I had to tell her a second time that I didn’t believe in God a few months ago. I realized she had hoped that if she just didn’t mention it my faith would come back, like a wound that needed time to heal. She was quiet and then asked “do you think I’m a chump for believing?” No, I insisted and meant it, but I didn’t tell her how much I envied her faith. We all want meaning in our lives. Our art, our ancient myths, what else have they ever been but expressions of our search for why we exist and why we should go on existing? What my mother has gotten from her faith is everything I like about religion. The reassurance in feeling like not everything is within your control, the belief there is good in everyone, the community and ritual. Faith like hers, a rational faith in a kind God who provides meaning where none is apparent, is anything but chumpish.
I have found other things that make my life meaningful and continue to look for more, but faith is a powerful force and I understand my mom’s sorrow for my loss of it. I know she will continue to hope, and I may have to tell her a third time, maybe even a fourth or fifth, but that is ok.
It is not her faith that sometimes puzzles me but her church. When she’d return from a service at our conservative Catholic church, fuming because the priest’s sermon railed against abortion or gay marriage, or even refused to acknowledge the existence of the new “liberal” Pope Francis, I occasionally asked her why she stays. Why does her belief in God mean sitting and listening to a man representing an institution that seemed to be based on exclusion and disrespect of women?
Her answers never quite satisfied me but I have not pressed my questions because I don’t think there will ever be an answer I will fully understand, and my mom does not owe me one. But where I have been timid in confronting those questions, my mother herself has been willing to face them head on. She knew her answers were not enough for me and has wondered at times if they were enough for her. My mom has never denied the many problems she has with the church but she has not been able to separate her faith and the institution completely. For her that institution is both incidental and essential to her faith. Her belief in God would remain even if the Catholic Church dissolved tomorrow. But while it lasts it is a necessary component of her belief and of who she is.
I made this attempt to put my conflicted feelings about my mom’s religion into words after watching her do the same thing. For the past three years she has interviewed feminist and womanist Catholics, asking them the same questions she has struggled with, collecting their experiences and answers in a book.
In her introduction she writes about what she was seeking: “I wasn’t looking for an affirmation of faith; nor was I looking for resistance to it. I just wanted to discover whether the struggles I felt were shared by others. I was on a quest, seeking the answer to a very personal question: Was it possible to be a woman who was an independent thinker, a professional in the workplace, who firmly believed in women’s equality, and still be a Catholic?”

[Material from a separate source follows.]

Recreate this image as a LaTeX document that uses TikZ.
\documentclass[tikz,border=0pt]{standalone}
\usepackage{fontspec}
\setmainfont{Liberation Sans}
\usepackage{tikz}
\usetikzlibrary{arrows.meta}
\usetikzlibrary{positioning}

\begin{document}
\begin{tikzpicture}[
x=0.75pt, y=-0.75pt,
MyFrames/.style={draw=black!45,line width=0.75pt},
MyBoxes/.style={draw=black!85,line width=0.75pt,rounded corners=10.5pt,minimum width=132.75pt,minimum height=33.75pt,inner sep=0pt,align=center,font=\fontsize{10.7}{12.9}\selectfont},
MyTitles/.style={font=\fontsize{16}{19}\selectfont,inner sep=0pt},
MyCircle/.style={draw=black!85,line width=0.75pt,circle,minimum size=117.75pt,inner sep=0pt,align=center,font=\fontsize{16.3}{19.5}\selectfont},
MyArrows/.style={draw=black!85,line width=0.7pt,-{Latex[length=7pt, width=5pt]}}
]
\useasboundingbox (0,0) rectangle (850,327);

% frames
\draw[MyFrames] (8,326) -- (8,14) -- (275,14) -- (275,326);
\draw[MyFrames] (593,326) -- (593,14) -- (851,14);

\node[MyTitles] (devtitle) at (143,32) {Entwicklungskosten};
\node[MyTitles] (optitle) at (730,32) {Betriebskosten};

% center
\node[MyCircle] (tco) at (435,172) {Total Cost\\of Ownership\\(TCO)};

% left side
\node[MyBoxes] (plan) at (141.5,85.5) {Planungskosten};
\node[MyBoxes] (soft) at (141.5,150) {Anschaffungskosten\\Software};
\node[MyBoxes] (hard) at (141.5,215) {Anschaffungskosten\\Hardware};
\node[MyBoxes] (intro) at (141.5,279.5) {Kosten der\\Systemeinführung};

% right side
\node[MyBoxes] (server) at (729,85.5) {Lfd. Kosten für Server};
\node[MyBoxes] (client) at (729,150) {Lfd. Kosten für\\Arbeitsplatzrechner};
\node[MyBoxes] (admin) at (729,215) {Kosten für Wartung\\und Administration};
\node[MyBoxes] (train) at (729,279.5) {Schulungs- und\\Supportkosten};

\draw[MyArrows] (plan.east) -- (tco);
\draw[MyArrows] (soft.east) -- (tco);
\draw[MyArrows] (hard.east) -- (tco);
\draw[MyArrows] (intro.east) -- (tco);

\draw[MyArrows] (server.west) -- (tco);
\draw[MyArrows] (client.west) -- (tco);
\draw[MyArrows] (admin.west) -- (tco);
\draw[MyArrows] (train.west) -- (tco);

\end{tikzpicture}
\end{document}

The scholars, activists, and survivors she interviewed had no easy answers but she was not expecting them. She figured out a long time ago how to be both a feminist and Catholic, by simply being a feminist and Catholic. What she was looking for, and what she found, was an acknowledgement of a shared struggle and the determination to not shut her eyes to the conflicts that come with that. By choosing to remain Catholic my mom has been facing her faith and her church head-on every day. It’s a choice I could not make, a choice that fewer and fewer daughters are making, but I am glad she has held on to something so important to her.
It is still hard for me to imagine any acceptable answer to questions on reconciling the Catholic faith with feminism. My mother is braver than I, though, she has found her answers but she is not afraid to keep asking questions.